Justisiari menjelaskan, saat ini berbagai perusahaan dari sektor perbankan, asuransi, hingga yang berbasis digital seperti e-dagang, telah menghimpun data pengguna yang diolah melalui agregasi data raksasa (big data). Data yang jumlahnya sangat banyak itu, dapat dimanfaatkan untuk berbagai kepentingan yang sifatnya komersial.
Sebagai gambaran, Ketua Asosiasi Big Data & AI (ABDI) Rudi Rusdiah menyebutkan ada sekitar 50 juta hingga 160 juta data pelanggan yang dimiliki korporasi besar. Data itu berkaitan dengan indentitas diri, domisili, hingga urusan finansial pengguna.
Kondisi tersebut, sayangnya, tidak diimbangi oleh adanya jaminan keamanan data pelanggan. Sebagai contoh, Pada November 2018, Lembaga Bantuan Hukum menerima ratusan laporan atas data nomor kontak pengguna yang diakses tanpa izin oleh perusahaan teknologi finansial pinjam-meminjam antar pihak.
Staf Perwakilan Departemen Penyidikan Sektor Jasa Keuangan Otoritas Jasa Keuangan, Ilhamsyah, mengatakan sebenarnya ada aturan yang melindungi pelanggan dari penyalahgunaan data, yaitu Peraturan Otoritas Jasa Keuangan (POJK) Nomor 13 Tahun 2018. Walau begitu, Ilhamsyah mengharapkan ada peraturan yang lebih komprehensif memayungi perlindungan data pribadi.
Upaya realisasi
Direktur Jenderal Penyelenggaraan Pos & Informatika Kementerian Informasi dan Komunikasi, Ahmad M Ramli, dalam diskusi mengatakan bahwa Rancangan Undang-Undang Perlindungan Data Pribadi telah masuk dalam Program Legislasi Nasional (Prolegnas) Prioritas tahun 2019. Ia mengharapkan, aturan itu dapat disahkan selambat-lambatnya pada akhir tahun ini.

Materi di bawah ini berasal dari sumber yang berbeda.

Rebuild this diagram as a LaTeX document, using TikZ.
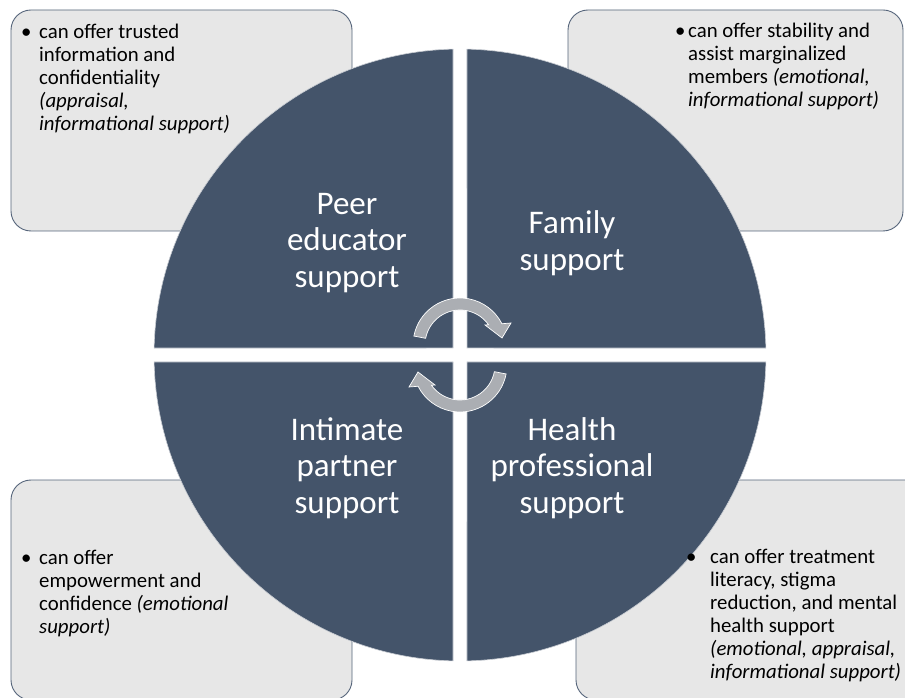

“Walau tahun lalu sempat tertunda, tapi tahun ini akhirnya masuk prioritas. Setelah ini, kami masih perlu meng-harmonisasi regulasi sebelum dikirim ke Dewan Perwakilan Rakyat,” kata Ramli.
Ramli mengatakan, aturan ini berkaitan dengan kepentingan nasional karena memayungi keberadaan berbagai aturan yang sebelumnya dibuat secara sektoral. Sebagai contoh, POJK Nomor 13 Tahun 2018, Undang-Undang Nomor 14 Tahun 2008 tentang Keterbukaan Informasi Publik, dan Peraturan Menteri Kominfo Nomor 20 Tahun 2016 tentang Perlindungan Data Pribadi dan Sistem Elektronik.
Komisioner Badan Regulasi Telekomunikasi Indonesia (BRTI), Agung Harsoyo, mengatakan Undang-Undang Perlindungan Data Pribadi ini tidak hanya memberi perlindungan kepada konsumen. Pelaku bisnis yang memanfaatkan data digital juga turut dijamin keamanannya.
“Beberapa fokus peraturan itu, yakni perlindungan data individu dapat diatur baik secara daring maupun luring. Selain itu, ditentukan juga sejauh mana batasan pemanfaatan data dianggap sebagai aktivitas yang legal,” tutur Ramli.